The original wording was something like this:
“We may process your personal data where necessary for the performance of a contract, compliance with legal obligations, or for the purposes of legitimate interests, provided such interests are not overridden by your rights and freedoms.”
I read it a couple of times and realised I understood parts of it, but not clearly enough to feel confident about what it really meant.
So instead of trying to work through it again, I asked AI to explain it in simple terms.
The response came back as:
“We use your information when we need it to provide a service, follow the law, or for valid business reasons—as long as your rights and privacy are respected.”
That made things much clearer.
It didn’t add anything new, but it translated the same idea into something easier to understand. Reading both versions side by side, the difference wasn’t in the meaning, but in how accessible it felt.
What stood out to me was how quickly that gap was closed. Something that would normally take a bit of time to break down was simplified in seconds.
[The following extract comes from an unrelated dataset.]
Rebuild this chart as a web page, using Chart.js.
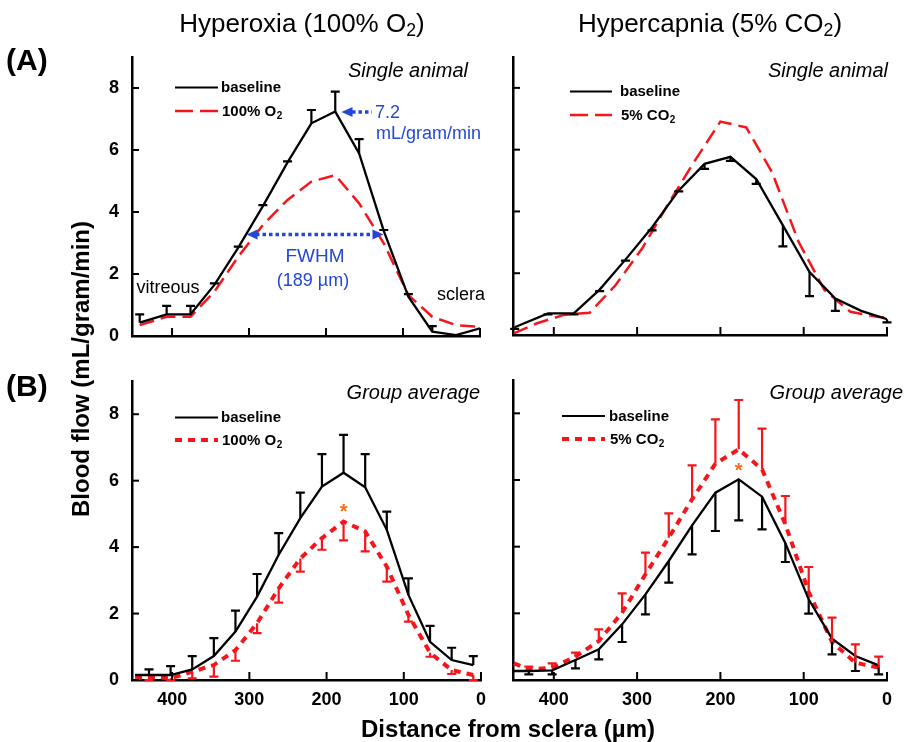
<!DOCTYPE html>
<html>
<head>
<meta charset="utf-8">
<script src="https://cdn.jsdelivr.net/npm/chart.js@4.4.1/dist/chart.umd.min.js"></script>
<style>
  body { margin: 0; background: #fff; }
  #wrap { position: relative; width: 907px; height: 742px; overflow: hidden; font-family: "Liberation Sans", Arial, sans-serif; color: #000; }
  #wrap canvas { position: absolute; left: 0; top: 0; }
  .t { position: absolute; white-space: nowrap; line-height: 1; }
  .t sub { font-size: 0.68em; vertical-align: -0.22em; line-height: 0; }
</style>
</head>
<body>
<div id="wrap">
  <canvas id="tl" width="907" height="742"></canvas>
  <canvas id="tr" width="907" height="742"></canvas>
  <canvas id="bl" width="907" height="742"></canvas>
  <canvas id="br" width="907" height="742"></canvas>
  <div class="t" style="left:302px;top:10px;font-size:26px;transform:translateX(-50%)">Hyperoxia (100% O<sub>2</sub>)</div>
  <div class="t" style="left:710px;top:10px;font-size:26px;transform:translateX(-50%)">Hypercapnia (5% CO<sub>2</sub>)</div>
  <div class="t" style="left:6px;top:45px;font-size:30px;font-weight:bold">(A)</div>
  <div class="t" style="left:6px;top:371px;font-size:30px;font-weight:bold">(B)</div>
  <div class="t" style="left:508px;top:717px;font-size:24px;font-weight:bold;transform:translateX(-50%)">Distance from sclera (µm)</div>
  <div class="t" style="left:81px;top:369px;font-size:24px;font-weight:bold;transform:translate(-50%,-50%) rotate(-90deg)">Blood flow (mL/gram/min)</div>
</div>
<script>
const FONT = '"Liberation Sans", Arial, sans-serif';
const RED = '#f5161b';
const BLUE = '#2347d6';
const ORANGE = '#ff6a1a';

const xTicks = [400, 300, 200, 100, 0];
const yTicks = [0, 2, 4, 6, 8];

// (A) single animal
const singleX = [442, 407, 376, 345, 314, 282, 250, 219, 188, 157, 125, 93, 62, 31, 0];
const o2SingleBase = [0.43, 0.70, 0.70, 1.65, 2.85, 4.19, 5.60, 6.86, 7.24, 5.89, 3.39, 1.27, 0.14, 0.03, 0.25];
const o2SingleBaseErr = [0.27, 0.27, 0.27, 0.05, 0.03, 0.03, 0.03, 0.43, 0.64, 0.46, 0.03, 0.08, 0.18, 0, 0];
const o2SingleGas = [0.35, 0.62, 0.62, 1.43, 2.56, 3.58, 4.39, 4.98, 5.19, 4.28, 2.99, 1.32, 0.62, 0.35, 0.30];
const co2SingleX = [447, 407, 376, 345, 314, 282, 250, 219, 188, 157, 125, 93, 62, 31, 0];
const co2SingleBase = [0.25, 0.70, 0.70, 1.47, 2.44, 3.49, 4.68, 5.54, 5.77, 5.05, 3.55, 2.04, 1.18, 0.78, 0.51];
const co2SingleBaseErr = [0.05, 0.03, 0.03, 0.05, 0.03, 0.10, 0.03, 0.16, 0.13, 0.16, 0.68, 0.78, 0.40, 0, 0.10];
const co2SingleGasX = [448, 420, 388, 357, 326, 294, 263, 232, 200, 169, 138, 106, 75, 44, 12, 0];
const co2SingleGas = [0.05, 0.38, 0.65, 0.72, 1.61, 2.80, 4.23, 5.59, 6.91, 6.72, 5.27, 3.01, 1.45, 0.75, 0.59, 0.56];

// (B) group average
const groupX = [448, 430, 402, 374, 346, 318, 290, 262, 234, 206, 178, 150, 122, 94, 66, 38, 10];
const o2GroupBase = [0.15, 0.15, 0.15, 0.32, 0.72, 1.46, 2.51, 3.77, 4.87, 5.82, 6.24, 5.80, 4.52, 2.56, 1.15, 0.60, 0.45];
const o2GroupBaseErr = [0, 0.17, 0.27, 0.40, 0.54, 0.63, 0.68, 0.65, 0.77, 0.98, 1.14, 1.00, 0.55, 0.50, 0.48, 0.37, 0.27];
const o2GroupGas = [0.05, 0.10, 0.05, 0.25, 0.45, 0.90, 1.71, 2.76, 3.66, 4.27, 4.77, 4.47, 3.41, 1.96, 0.82, 0.30, 0.15];
const o2GroupGasErr = [0, 0.10, 0.05, 0.20, 0.35, 0.32, 0.30, 0.43, 0.40, 0.35, 0.57, 0.60, 0.45, 0.20, 0.12, 0.12, 0.15];
const co2GroupBase = [0.27, 0.27, 0.29, 0.60, 0.92, 1.67, 2.57, 3.57, 4.64, 5.62, 6.02, 5.50, 4.10, 2.42, 1.24, 0.72, 0.44];
const co2GroupBaseErr = [0, 0.10, 0.12, 0.25, 0.30, 0.53, 0.60, 0.65, 0.87, 1.15, 1.23, 0.98, 0.56, 0.43, 0.47, 0.45, 0.27];
const co2GroupGas = [0.50, 0.32, 0.37, 0.70, 1.17, 2.02, 3.17, 4.27, 5.42, 6.49, 6.92, 6.32, 4.67, 2.64, 1.14, 0.52, 0.37];
const co2GroupGasErr = [0, 0.08, 0.13, 0.12, 0.35, 0.58, 0.65, 0.73, 1.02, 1.33, 1.48, 1.22, 0.85, 0.75, 0.73, 0.55, 0.33];
const starX = 178;
const starO2 = 5.2;
const starCO2 = 6.43;

const pts = (xs, ys) => xs.map((x, i) => ({ x, y: ys[i] }));

const errorBars = {
    id: 'errorBars',
    afterDatasetsDraw(chart) {
        const { ctx, scales: { y } } = chart;
        chart.data.datasets.forEach((ds, i) => {
            if (!ds.err) return;
            ctx.save();
            ctx.strokeStyle = ds.borderColor;
            ctx.lineWidth = 2.2;
            ctx.setLineDash([]);
            chart.getDatasetMeta(i).data.forEach((pt, j) => {
                const e = ds.err[j];
                if (!e) return;
                const yEnd = y.getPixelForValue(ds.data[j].y + ds.errDir * e);
                ctx.beginPath();
                ctx.moveTo(pt.x, pt.y); ctx.lineTo(pt.x, yEnd);
                ctx.moveTo(pt.x - 4.5, yEnd); ctx.lineTo(pt.x + 4.5, yEnd);
                ctx.stroke();
            });
            ctx.restore();
        });
    }
};

// tick marks pointing into the plot
const innerTicks = {
    id: 'innerTicks',
    afterDraw(chart) {
        const { ctx, scales: { x, y } } = chart;
        ctx.save();
        ctx.strokeStyle = '#000';
        ctx.lineWidth = 2;
        x.ticks.forEach(t => {
            const px = x.getPixelForValue(t.value);
            ctx.beginPath(); ctx.moveTo(px, y.bottom); ctx.lineTo(px, y.bottom - 8); ctx.stroke();
        });
        y.ticks.forEach(t => {
            const py = y.getPixelForValue(t.value);
            ctx.beginPath(); ctx.moveTo(x.left, py); ctx.lineTo(x.left + 7, py); ctx.stroke();
        });
        ctx.restore();
    }
};

function subText(ctx, main, sub, x, y, size) {
    ctx.font = `bold ${size}px ${FONT}`;
    ctx.fillText(main, x, y);
    const w = ctx.measureText(main).width;
    ctx.font = `bold ${Math.round(size * 0.68)}px ${FONT}`;
    ctx.fillText(sub, x + w + 0.5, y + size * 0.3);
}

function legend(ctx, l) {
    ctx.save();
    ctx.lineWidth = 2.2;
    ctx.strokeStyle = '#000';
    ctx.beginPath(); ctx.moveTo(l.x1, l.y1); ctx.lineTo(l.x2, l.y1); ctx.stroke();
    ctx.strokeStyle = RED;
    ctx.lineWidth = l.width;
    ctx.setLineDash(l.dash);
    ctx.beginPath(); ctx.moveTo(l.x1, l.y2); ctx.lineTo(l.x2, l.y2); ctx.stroke();
    ctx.fillStyle = '#000';
    ctx.textBaseline = 'middle';
    ctx.textAlign = 'left';
    ctx.font = `bold 15px ${FONT}`;
    ctx.fillText('baseline', l.tx, l.y1 + 0.5);
    subText(ctx, l.gas, '2', l.tx + 1, l.y2 + 0.5, 15);
    ctx.restore();
}

function italic(ctx, text, right, base) {
    ctx.save();
    ctx.font = `italic 20px ${FONT}`;
    ctx.textAlign = 'right';
    ctx.textBaseline = 'alphabetic';
    ctx.fillStyle = '#000';
    ctx.fillText(text, right, base);
    ctx.restore();
}

function dotted(ctx, x1, x2, y) {
    ctx.save();
    ctx.strokeStyle = BLUE;
    ctx.lineWidth = 3.5;
    ctx.setLineDash([3.5, 3]);
    ctx.beginPath(); ctx.moveTo(x1, y); ctx.lineTo(x2, y); ctx.stroke();
    ctx.restore();
}

function head(ctx, x, y, dir) {
    ctx.save();
    ctx.fillStyle = BLUE;
    ctx.beginPath();
    ctx.moveTo(x, y); ctx.lineTo(x - dir * 11, y - 5); ctx.lineTo(x - dir * 11, y + 5);
    ctx.closePath(); ctx.fill();
    ctx.restore();
}

function star(chart, value) {
    const { ctx, scales: { x, y } } = chart;
    ctx.save();
    ctx.fillStyle = ORANGE;
    ctx.font = `bold 20px ${FONT}`;
    ctx.textAlign = 'center';
    ctx.textBaseline = 'alphabetic';
    ctx.fillText('*', x.getPixelForValue(starX), y.getPixelForValue(value) + 11);
    ctx.restore();
}

const decor = {
    tl(chart) {
        const ctx = chart.ctx;
        italic(ctx, 'Single animal', 468, 77);
        legend(ctx, { x1: 175, x2: 218, y1: 87.5, y2: 111, tx: 221, gas: '100% O', dash: [18, 7], width: 2.5 });
        ctx.save();
        ctx.fillStyle = BLUE;
        ctx.font = `18px ${FONT}`;
        ctx.textBaseline = 'alphabetic';
        ctx.fillText('7.2', 375, 118);
        ctx.fillText('mL/gram/min', 376, 138.5);
        ctx.textAlign = 'center';
        ctx.font = `19px ${FONT}`;
        ctx.fillText('FWHM', 315, 261.5);
        ctx.font = `18px ${FONT}`;
        ctx.fillText('(189 µm)', 313, 286);
        ctx.fillStyle = '#000';
        ctx.fillText('vitreous', 168, 293);
        ctx.fillText('sclera', 461, 300);
        ctx.restore();
        dotted(ctx, 352, 372, 112);
        head(ctx, 341.5, 112, -1);
        dotted(ctx, 256, 374, 234.5);
        head(ctx, 246.5, 234.5, -1);
        head(ctx, 383.5, 234.5, 1);
    },
    tr(chart) {
        italic(chart.ctx, 'Single animal', 888, 77);
        legend(chart.ctx, { x1: 570, x2: 612, y1: 91.5, y2: 115, tx: 620, gas: '5% CO', dash: [18, 7], width: 2.5 });
    },
    bl(chart) {
        italic(chart.ctx, 'Group average', 480, 399);
        legend(chart.ctx, { x1: 175, x2: 218, y1: 417.5, y2: 440, tx: 221, gas: '100% O', dash: [7, 6], width: 4 });
        star(chart, starO2);
    },
    br(chart) {
        italic(chart.ctx, 'Group average', 903, 399);
        legend(chart.ctx, { x1: 562, x2: 605, y1: 416, y2: 439, tx: 609, gas: '5% CO', dash: [7, 6], width: 4 });
        star(chart, starCO2);
    }
};

function series(data, color, dash, width, err, errDir) {
    return {
        data, borderColor: color, borderWidth: width, borderDash: dash,
        pointRadius: 0, tension: 0, fill: false, err, errDir
    };
}

function panel(id, area, showX, showY, datasets) {
    const tickFont = { family: FONT, size: 18, weight: 'bold' };
    new Chart(document.getElementById(id), {
        type: 'line',
        data: { datasets },
        options: {
            responsive: false,
            animation: false,
            events: [],
            layout: { padding: { left: area.left - 40, right: 907 - area.right, top: area.top, bottom: 742 - area.bottom - 30 } },
            plugins: { legend: { display: false }, tooltip: { enabled: false } },
            scales: {
                x: {
                    type: 'linear', reverse: true, min: 0, max: area.xmax,
                    afterBuildTicks: s => { s.ticks = xTicks.map(v => ({ value: v })); },
                    afterFit: s => { s.height = 30; s.paddingLeft = s.paddingRight = 0; },
                    grid: { display: false, drawTicks: false },
                    border: { display: true, color: '#000', width: 2.5 },
                    ticks: { display: showX, padding: 9, color: '#000', font: tickFont, maxRotation: 0, autoSkip: false }
                },
                y: {
                    type: 'linear', min: 0, max: 9,
                    afterBuildTicks: s => { s.ticks = yTicks.map(v => ({ value: v })); },
                    afterFit: s => { s.width = 40; s.paddingTop = s.paddingBottom = 0; },
                    grid: { display: false, drawTicks: false },
                    border: { display: true, color: '#000', width: 2.5 },
                    ticks: { display: showY, padding: 13, color: '#000', font: tickFont, autoSkip: false }
                }
            }
        },
        plugins: [errorBars, innerTicks, { id: 'decor', afterDraw: decor[id] }]
    });
}

panel('tl', { left: 132, right: 480, top: 57, bottom: 336, xmax: 452 }, false, true, [
    series(pts(singleX, o2SingleBase), '#000', [], 2.3, o2SingleBaseErr, 1),
    series(pts(singleX, o2SingleGas), RED, [15, 7], 2.5)
]);
panel('tr', { left: 513, right: 887, top: 57, bottom: 335, xmax: 449 }, false, false, [
    series(pts(co2SingleX, co2SingleBase), '#000', [], 2.3, co2SingleBaseErr, -1),
    series(pts(co2SingleGasX, co2SingleGas), RED, [15, 7], 2.5)
]);
panel('bl', { left: 132, right: 481, top: 381, bottom: 680, xmax: 452 }, true, true, [
    series(pts(groupX, o2GroupBase), '#000', [], 2.3, o2GroupBaseErr, 1),
    series(pts(groupX, o2GroupGas), RED, [7, 6], 4, o2GroupGasErr, -1)
]);
panel('br', { left: 513, right: 887, top: 380, bottom: 680, xmax: 449 }, true, false, [
    series(pts(groupX, co2GroupBase), '#000', [], 2.3, co2GroupBaseErr, -1),
    series(pts(groupX, co2GroupGas), RED, [7, 6], 4, co2GroupGasErr, 1)
]);
</script>
</body>
</html>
At the same time, I wouldn’t take that explanation as final without thinking about it. If it were something important, I’d still want to double-check or look at it more closely. But as a first step, it made the information far more manageable.
This seems to be where AI is most useful. Not necessarily giving perfect answers, but helping you get from confusion to clarity faster.
It also highlighted something else. Understanding improves when things are explained simply. The original version wasn’t wrong, just harder to process. The simplified version made it easier to grasp what was actually being said.
That doesn’t replace the need to think things through, but it does make the starting point much clearer.
For everyday situations, that’s probably enough.
Because most of the time, the problem isn’t that information isn’t available. It’s that it’s not always easy to understand.
And in cases like this, having something that can break it down quickly can be genuinely useful.